[START]

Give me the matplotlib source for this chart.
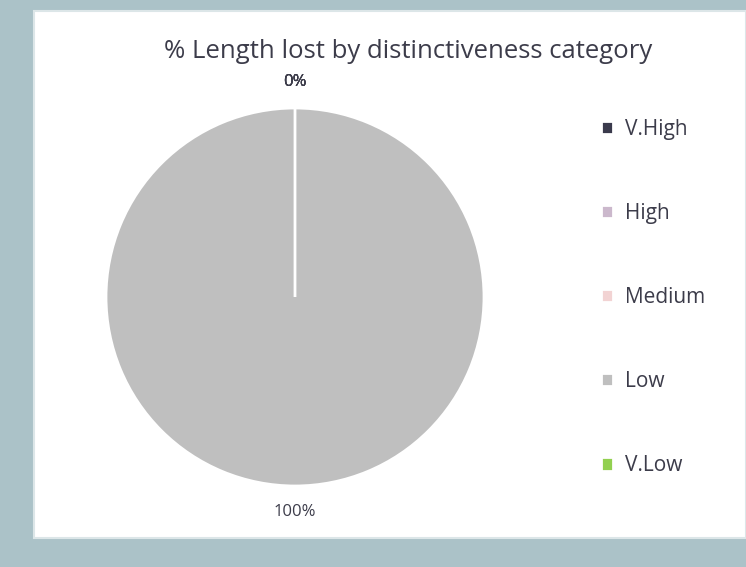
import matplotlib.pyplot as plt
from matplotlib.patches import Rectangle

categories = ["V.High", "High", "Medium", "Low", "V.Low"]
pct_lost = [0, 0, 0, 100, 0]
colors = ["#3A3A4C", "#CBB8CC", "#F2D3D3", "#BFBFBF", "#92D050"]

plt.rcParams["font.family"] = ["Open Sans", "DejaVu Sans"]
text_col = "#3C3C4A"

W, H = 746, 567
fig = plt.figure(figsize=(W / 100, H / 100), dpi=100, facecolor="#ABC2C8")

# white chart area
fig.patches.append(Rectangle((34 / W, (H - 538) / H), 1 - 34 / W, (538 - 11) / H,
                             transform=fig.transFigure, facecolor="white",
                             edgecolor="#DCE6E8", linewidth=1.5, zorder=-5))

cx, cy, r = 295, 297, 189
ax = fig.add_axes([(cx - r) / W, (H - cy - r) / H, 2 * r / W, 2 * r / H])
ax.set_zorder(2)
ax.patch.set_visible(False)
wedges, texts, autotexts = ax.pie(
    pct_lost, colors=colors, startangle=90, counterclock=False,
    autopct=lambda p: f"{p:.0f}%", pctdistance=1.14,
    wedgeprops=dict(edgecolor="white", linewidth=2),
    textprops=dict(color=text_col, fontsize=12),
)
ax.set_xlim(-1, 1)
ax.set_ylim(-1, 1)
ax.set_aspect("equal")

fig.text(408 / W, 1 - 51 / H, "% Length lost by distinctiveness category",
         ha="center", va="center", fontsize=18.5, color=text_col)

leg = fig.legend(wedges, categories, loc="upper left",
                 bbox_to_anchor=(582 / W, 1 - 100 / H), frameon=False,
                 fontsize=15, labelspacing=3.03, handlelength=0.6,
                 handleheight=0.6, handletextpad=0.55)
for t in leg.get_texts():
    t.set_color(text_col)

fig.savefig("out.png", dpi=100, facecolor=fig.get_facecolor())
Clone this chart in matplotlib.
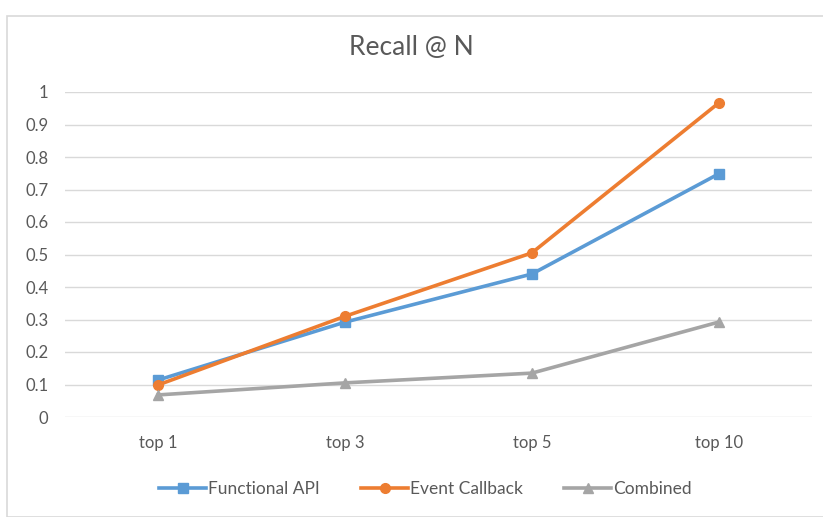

[END]

EXERCISE PROMPT
All lines of the data above that include the word "matplotlib" must be shown.

RESULT BELOW
Give me the matplotlib source for this chart.
import matplotlib.pyplot as plt
from matplotlib.patches import Rectangle
Clone this chart in matplotlib.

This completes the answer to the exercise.